# Start of Data in this exercise

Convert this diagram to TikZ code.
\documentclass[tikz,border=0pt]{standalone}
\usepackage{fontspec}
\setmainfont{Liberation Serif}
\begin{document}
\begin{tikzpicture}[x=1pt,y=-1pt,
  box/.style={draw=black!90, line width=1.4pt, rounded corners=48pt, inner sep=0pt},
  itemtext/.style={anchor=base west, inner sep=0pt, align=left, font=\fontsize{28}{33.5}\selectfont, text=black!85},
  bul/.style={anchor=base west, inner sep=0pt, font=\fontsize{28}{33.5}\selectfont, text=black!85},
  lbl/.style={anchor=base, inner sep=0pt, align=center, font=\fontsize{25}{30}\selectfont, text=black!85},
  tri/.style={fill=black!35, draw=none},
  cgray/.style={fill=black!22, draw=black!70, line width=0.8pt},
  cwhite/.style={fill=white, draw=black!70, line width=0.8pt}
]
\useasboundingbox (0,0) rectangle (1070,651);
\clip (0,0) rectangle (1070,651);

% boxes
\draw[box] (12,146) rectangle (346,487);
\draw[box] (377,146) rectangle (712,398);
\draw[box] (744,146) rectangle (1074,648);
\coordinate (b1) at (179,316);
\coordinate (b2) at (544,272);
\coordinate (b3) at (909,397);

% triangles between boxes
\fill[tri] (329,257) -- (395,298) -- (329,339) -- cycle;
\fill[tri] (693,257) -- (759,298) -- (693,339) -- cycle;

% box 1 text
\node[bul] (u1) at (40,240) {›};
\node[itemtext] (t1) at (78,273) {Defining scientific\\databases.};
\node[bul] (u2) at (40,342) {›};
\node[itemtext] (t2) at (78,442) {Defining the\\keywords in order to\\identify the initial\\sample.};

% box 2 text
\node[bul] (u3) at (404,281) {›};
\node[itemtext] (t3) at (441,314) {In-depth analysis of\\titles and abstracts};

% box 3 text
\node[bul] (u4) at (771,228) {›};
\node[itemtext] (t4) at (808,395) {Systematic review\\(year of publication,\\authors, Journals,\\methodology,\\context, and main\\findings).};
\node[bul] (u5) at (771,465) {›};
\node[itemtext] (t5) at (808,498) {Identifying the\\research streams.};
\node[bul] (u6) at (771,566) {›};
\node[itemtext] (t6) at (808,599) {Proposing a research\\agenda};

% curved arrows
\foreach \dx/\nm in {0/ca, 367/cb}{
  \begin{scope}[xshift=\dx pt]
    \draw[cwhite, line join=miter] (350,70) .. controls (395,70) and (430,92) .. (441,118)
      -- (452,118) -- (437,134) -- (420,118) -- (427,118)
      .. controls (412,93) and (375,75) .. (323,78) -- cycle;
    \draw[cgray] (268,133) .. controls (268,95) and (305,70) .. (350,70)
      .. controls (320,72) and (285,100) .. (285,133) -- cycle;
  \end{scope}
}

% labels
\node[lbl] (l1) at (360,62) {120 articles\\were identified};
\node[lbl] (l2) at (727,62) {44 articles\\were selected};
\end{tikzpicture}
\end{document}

# End of Data in this exercise
# Start of Data in this exercise

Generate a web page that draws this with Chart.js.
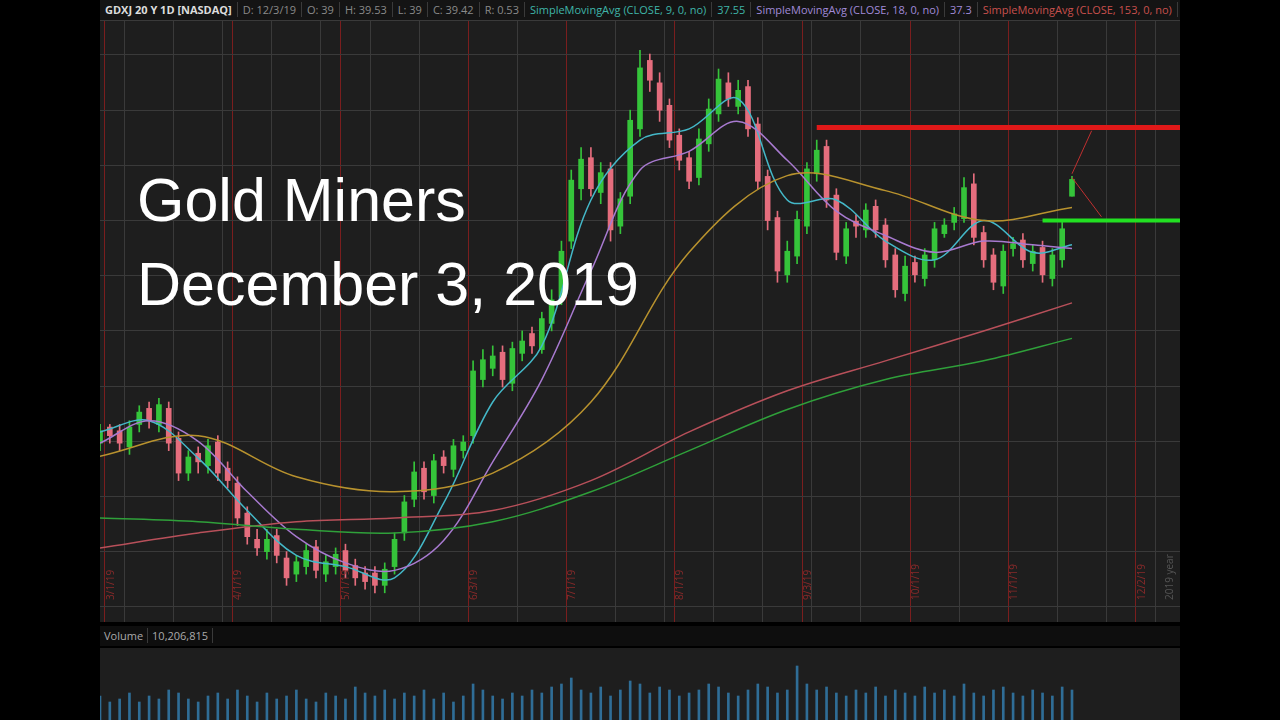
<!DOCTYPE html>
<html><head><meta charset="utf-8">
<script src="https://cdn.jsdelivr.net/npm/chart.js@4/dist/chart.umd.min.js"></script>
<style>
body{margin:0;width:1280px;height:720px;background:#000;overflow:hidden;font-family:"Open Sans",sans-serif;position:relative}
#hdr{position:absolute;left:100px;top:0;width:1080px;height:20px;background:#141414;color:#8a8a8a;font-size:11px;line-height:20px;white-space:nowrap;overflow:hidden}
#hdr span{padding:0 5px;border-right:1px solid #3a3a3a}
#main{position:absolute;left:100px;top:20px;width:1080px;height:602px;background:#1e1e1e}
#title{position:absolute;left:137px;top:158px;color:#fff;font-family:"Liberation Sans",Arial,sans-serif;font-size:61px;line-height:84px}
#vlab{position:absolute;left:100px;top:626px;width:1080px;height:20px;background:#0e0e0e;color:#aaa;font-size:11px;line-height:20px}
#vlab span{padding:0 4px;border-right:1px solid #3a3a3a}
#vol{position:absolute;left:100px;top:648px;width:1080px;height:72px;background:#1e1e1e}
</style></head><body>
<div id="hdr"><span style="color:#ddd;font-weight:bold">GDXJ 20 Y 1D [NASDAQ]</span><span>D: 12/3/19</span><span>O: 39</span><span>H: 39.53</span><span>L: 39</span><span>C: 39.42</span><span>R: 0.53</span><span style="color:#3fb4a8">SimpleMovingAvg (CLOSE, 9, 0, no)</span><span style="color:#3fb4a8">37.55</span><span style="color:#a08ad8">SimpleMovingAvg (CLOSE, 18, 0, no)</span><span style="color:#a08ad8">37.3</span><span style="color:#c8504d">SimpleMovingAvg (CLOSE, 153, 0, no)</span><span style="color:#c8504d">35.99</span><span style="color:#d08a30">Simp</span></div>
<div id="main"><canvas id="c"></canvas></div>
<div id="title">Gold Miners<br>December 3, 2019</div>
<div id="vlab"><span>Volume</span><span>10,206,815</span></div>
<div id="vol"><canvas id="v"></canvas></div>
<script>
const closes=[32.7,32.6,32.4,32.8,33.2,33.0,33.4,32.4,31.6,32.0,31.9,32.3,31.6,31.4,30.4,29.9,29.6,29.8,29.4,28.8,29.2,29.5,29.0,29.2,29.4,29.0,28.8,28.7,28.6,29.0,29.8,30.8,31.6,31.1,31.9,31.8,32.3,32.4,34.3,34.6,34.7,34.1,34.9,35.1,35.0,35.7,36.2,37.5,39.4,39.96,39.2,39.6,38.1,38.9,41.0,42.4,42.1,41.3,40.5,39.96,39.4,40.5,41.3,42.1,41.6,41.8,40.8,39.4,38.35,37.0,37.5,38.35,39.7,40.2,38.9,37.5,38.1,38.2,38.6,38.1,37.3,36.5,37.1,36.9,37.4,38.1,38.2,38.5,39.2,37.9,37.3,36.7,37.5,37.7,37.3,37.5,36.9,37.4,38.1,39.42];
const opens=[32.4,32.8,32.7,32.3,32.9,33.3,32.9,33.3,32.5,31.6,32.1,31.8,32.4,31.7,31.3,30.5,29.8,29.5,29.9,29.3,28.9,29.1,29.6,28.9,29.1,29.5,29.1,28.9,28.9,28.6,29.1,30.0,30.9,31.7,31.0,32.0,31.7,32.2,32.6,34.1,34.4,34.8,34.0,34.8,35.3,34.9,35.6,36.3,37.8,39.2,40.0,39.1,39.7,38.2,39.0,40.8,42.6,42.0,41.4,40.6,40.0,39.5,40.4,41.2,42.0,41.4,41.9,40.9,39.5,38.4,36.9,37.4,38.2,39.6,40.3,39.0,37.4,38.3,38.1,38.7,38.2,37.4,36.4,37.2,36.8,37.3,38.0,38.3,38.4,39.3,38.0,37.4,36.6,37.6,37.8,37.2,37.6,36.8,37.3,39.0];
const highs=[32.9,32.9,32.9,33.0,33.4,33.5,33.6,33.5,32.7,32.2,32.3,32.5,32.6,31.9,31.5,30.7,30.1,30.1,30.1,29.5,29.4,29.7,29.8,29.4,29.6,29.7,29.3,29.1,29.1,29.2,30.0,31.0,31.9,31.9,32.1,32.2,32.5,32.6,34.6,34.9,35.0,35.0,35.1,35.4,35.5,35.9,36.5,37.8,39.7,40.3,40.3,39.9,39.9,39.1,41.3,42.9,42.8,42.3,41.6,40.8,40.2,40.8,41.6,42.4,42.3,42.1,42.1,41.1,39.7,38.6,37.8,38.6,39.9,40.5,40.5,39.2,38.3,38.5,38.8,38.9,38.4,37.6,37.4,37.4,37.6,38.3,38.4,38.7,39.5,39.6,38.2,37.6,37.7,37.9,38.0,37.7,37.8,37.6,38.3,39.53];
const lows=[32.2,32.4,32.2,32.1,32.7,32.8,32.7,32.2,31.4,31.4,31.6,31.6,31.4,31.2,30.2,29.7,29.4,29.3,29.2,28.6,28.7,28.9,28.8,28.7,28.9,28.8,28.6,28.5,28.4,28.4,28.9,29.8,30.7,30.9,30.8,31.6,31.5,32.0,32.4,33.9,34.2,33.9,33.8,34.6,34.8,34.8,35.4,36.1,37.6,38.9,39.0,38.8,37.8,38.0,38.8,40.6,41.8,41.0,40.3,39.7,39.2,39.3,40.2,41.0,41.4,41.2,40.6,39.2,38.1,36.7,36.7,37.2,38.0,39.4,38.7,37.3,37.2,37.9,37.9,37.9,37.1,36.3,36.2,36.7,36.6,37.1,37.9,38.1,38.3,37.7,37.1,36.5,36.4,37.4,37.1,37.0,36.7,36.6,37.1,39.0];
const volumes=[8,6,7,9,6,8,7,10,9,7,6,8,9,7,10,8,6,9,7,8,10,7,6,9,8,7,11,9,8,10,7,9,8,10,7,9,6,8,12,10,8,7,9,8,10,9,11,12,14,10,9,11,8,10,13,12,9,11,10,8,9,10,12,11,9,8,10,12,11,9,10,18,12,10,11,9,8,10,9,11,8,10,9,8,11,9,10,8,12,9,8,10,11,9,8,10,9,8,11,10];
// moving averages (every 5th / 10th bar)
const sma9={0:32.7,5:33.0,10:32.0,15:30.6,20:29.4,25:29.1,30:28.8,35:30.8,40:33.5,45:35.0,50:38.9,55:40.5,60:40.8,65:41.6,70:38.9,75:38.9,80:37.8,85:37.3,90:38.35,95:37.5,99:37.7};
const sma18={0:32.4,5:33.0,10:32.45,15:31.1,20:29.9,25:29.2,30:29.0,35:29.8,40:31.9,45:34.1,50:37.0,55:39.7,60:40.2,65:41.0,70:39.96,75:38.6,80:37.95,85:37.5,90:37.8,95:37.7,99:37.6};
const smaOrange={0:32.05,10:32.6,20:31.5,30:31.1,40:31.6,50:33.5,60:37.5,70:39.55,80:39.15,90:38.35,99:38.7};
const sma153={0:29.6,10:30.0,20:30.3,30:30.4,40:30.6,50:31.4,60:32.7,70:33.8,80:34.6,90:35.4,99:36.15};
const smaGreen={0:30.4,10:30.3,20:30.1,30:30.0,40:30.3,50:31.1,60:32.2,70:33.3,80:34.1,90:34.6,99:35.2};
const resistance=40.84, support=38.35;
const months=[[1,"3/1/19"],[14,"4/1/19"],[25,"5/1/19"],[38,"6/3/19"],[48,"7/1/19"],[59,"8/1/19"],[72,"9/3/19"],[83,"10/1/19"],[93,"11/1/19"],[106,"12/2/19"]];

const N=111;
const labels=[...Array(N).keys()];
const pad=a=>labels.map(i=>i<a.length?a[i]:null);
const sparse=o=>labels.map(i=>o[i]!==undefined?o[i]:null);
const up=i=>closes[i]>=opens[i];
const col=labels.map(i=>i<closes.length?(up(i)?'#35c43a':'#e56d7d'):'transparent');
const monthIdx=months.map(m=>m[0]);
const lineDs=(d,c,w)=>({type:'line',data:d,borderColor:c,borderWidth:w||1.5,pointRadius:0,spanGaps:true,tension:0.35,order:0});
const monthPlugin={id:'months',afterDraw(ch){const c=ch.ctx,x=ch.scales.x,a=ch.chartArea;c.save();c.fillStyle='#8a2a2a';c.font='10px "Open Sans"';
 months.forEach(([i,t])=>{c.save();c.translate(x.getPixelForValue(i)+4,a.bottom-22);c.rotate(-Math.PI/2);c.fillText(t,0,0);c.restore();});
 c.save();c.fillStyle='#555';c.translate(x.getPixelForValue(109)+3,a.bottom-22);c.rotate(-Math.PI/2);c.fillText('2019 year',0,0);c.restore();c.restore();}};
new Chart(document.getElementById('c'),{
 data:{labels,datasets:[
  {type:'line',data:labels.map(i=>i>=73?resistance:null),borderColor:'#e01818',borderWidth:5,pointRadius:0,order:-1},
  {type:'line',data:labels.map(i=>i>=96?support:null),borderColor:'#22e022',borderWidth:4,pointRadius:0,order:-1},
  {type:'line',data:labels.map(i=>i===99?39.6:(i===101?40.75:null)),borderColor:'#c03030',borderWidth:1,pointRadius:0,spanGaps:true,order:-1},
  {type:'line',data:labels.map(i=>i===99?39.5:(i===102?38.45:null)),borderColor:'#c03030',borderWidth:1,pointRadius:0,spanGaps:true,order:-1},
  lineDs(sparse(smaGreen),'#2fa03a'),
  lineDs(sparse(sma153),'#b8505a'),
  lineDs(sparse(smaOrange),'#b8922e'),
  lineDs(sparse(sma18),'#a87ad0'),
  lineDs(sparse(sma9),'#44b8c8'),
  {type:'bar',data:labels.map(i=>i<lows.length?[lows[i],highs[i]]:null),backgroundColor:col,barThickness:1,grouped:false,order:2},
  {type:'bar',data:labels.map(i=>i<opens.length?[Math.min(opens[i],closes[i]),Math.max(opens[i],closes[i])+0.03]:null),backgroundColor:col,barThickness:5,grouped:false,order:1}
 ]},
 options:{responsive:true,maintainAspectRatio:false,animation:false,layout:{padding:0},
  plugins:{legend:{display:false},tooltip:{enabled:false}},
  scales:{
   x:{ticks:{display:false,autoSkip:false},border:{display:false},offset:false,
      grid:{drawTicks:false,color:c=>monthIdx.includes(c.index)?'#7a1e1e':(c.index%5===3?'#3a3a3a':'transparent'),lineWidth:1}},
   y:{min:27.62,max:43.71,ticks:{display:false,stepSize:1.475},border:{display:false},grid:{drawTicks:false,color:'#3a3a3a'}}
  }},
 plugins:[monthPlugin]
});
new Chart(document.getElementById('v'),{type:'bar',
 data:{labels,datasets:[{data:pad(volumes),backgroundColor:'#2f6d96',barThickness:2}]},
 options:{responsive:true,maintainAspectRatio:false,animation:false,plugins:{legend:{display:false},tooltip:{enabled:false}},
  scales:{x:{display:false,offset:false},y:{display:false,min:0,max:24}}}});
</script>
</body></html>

# End of Data in this exercise
# Start of Data in this exercise

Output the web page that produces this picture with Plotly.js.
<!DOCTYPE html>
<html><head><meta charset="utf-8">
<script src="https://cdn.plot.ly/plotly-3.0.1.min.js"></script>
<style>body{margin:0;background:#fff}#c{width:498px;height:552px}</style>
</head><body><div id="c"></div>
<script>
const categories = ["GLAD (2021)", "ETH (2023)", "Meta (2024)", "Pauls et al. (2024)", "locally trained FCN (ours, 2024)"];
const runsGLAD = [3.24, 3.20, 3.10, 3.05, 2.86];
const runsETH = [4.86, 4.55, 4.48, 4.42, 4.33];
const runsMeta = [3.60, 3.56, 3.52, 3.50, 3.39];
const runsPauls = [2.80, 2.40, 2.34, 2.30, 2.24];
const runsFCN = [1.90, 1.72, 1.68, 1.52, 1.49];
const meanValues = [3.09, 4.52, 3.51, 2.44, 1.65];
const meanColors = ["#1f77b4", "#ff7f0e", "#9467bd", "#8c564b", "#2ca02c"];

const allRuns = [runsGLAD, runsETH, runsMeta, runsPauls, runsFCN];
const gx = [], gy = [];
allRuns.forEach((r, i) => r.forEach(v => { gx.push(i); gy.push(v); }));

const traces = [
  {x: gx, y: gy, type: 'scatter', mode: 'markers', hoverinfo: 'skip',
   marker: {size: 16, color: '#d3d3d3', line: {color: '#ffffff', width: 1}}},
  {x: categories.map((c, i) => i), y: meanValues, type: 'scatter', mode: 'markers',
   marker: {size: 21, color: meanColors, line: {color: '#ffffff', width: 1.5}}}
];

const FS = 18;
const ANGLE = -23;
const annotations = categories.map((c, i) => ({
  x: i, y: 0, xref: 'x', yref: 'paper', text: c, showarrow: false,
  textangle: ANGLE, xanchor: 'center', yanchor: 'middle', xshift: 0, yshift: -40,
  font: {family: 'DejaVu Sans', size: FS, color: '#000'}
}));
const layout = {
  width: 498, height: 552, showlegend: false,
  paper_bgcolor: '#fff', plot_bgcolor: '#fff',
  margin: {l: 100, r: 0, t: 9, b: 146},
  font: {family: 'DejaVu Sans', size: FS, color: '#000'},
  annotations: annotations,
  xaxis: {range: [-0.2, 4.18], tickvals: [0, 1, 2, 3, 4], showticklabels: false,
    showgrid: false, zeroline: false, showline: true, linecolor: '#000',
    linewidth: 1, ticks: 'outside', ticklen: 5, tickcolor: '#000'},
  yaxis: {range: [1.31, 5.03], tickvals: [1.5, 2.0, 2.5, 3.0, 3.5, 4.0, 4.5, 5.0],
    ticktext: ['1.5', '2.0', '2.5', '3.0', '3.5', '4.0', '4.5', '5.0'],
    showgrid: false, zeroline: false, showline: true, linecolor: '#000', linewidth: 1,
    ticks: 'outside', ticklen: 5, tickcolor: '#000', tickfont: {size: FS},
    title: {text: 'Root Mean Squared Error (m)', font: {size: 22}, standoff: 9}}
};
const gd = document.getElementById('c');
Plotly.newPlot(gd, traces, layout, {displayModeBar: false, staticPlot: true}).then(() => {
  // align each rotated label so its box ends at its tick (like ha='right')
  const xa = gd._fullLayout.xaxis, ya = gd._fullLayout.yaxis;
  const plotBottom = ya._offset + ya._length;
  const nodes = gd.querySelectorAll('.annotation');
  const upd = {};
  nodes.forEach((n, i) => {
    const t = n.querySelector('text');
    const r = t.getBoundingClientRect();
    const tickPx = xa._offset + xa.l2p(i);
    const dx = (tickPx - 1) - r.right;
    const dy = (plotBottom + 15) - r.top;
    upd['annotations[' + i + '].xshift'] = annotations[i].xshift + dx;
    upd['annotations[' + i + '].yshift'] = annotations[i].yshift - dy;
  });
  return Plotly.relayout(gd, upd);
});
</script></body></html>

# End of Data in this exercise

▸ What the task requires: Only the number is wanted: how many lines of the material above include the word "that"?

▸ Output of the exercise: 2